All that is associated with the fluid (watery) element has its deeper
causation in the liver system. Just as the shortness of breath and its
regulation are associated with the kidneys, thirst is associated with
the liver. It would be an interesting investigation, to study the
interactions of the various qualities and peculiarities of thirst in
man, with the operations of the liver. And the manifestations of
hunger and all its accessory symptoms are intimately connected with
the internal condition of the lungs, with their internal metabolism as
it were. On the one hand, of course, hunger, thirst and the need to
draw breath, are associated with the ponderable factors, air, water
and earth. With their counterparts in the cosmos many other factors
are associated. It is understandable, for instance, that if we need
the activating stimulating influence of light — because the force
within us that generates the “juvenile,” original light has abated, we
can best obtain such stimulation from light itself. This is the
justification of the light treatment. But light-baths are not
always exactly and only light-baths, and this “not only” is important.

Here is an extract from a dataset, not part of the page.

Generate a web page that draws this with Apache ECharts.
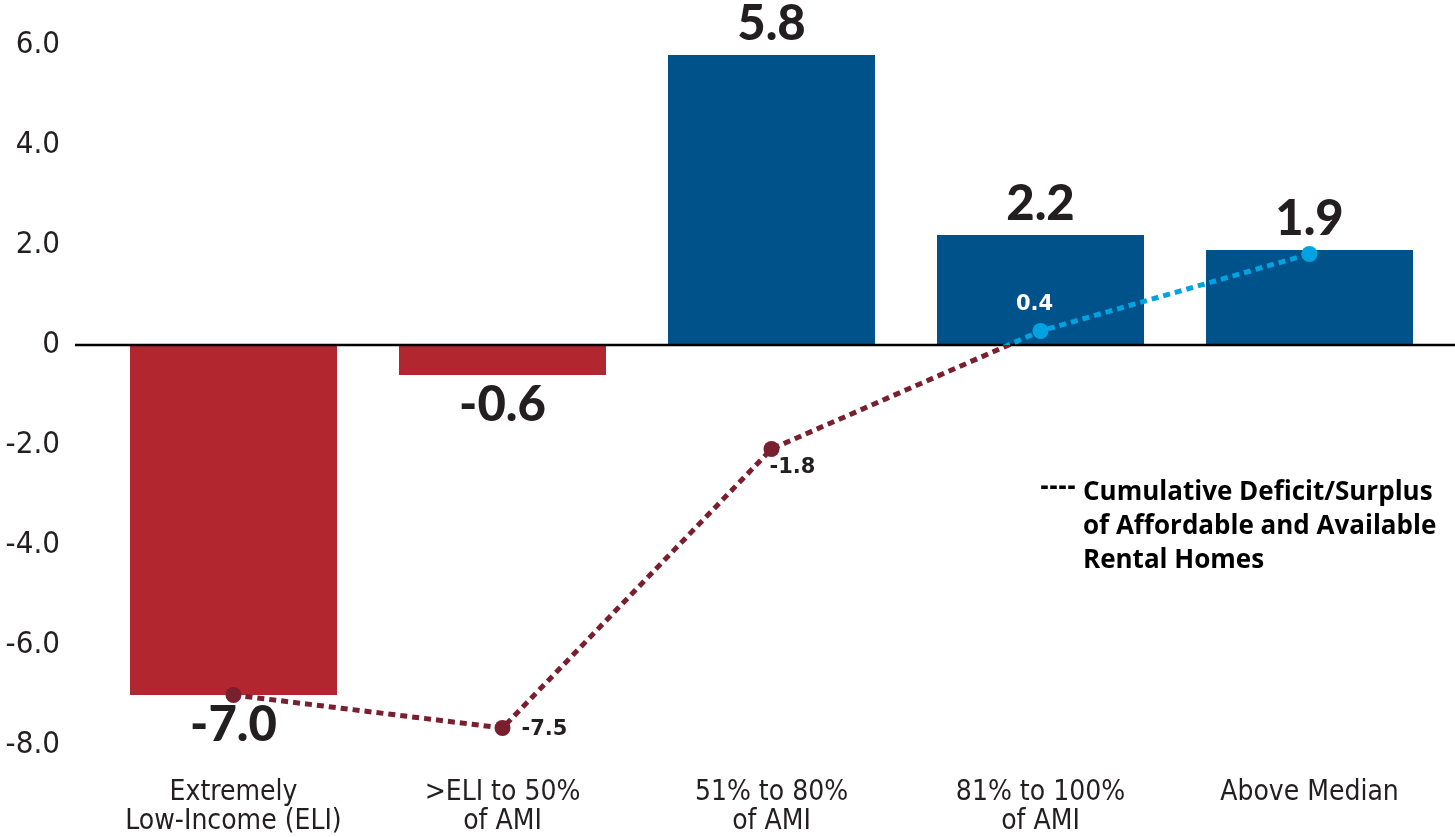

They are really an exposure to the powers of the chemical zone, an
exposure much greater in extent than is normal in the course of our
daily life. The really effective factor in most light-baths, is the
external “chemism” pouring earthwards concurrently with light itself.
And behind the chemical forces, as may be seen in the rough sketch
plan before us,
(see
Diagram 22)
are aligned the vital forces
themselves, which are also in attendance, as it were, if man is
exposed to increased light and increased chemical influence. Thus both
the action of chemical forces and the action of vital forces, carried
by the light, are extraordinarily beneficial, provided always — and
this is all important — the dose is correctly estimated, and care is
taken to avoid excessive exposure.
One final comment; you surely need no longer find it strange that
current natural science has not succeeded in forming a conception of
the genesis of life itself. For in all the regions in which current
natural science conducts its search, there is only life's polar
opposite, thanks to the action of Mercury; there is only death. Life
must be sought outside the earth, in regions into which contemporary
natural science is not willing to go. Contemporary science refuses to
enter the extra-telluric region. And if it cannot be avoided — well,
then, that too is interpreted in materialistic terms. There has been a
very fine translation into materialism of the operation of
extra-telluric vital forces. It runs as follows; the germs of life
have been brought to our earth from other celestial bodies. So these
germs of life have been brought through all distances and hindrances,
with such beautiful efficiency, to appear safe on earth at last; and
indeed some scientists have believed meteors and meteorites to have
been the high-powered motor cars that brought them here! You see,
people actually think that anything can be explained by means of such
a materialistic theory. People are used to shift the explanation of
phenomena observable on the visible (macroscopic) scale into the
microscopic or ultra-microscopic realm, in theories of molecules and
atoms; so they believe they have also explained life simply through
shifting its origin to another place.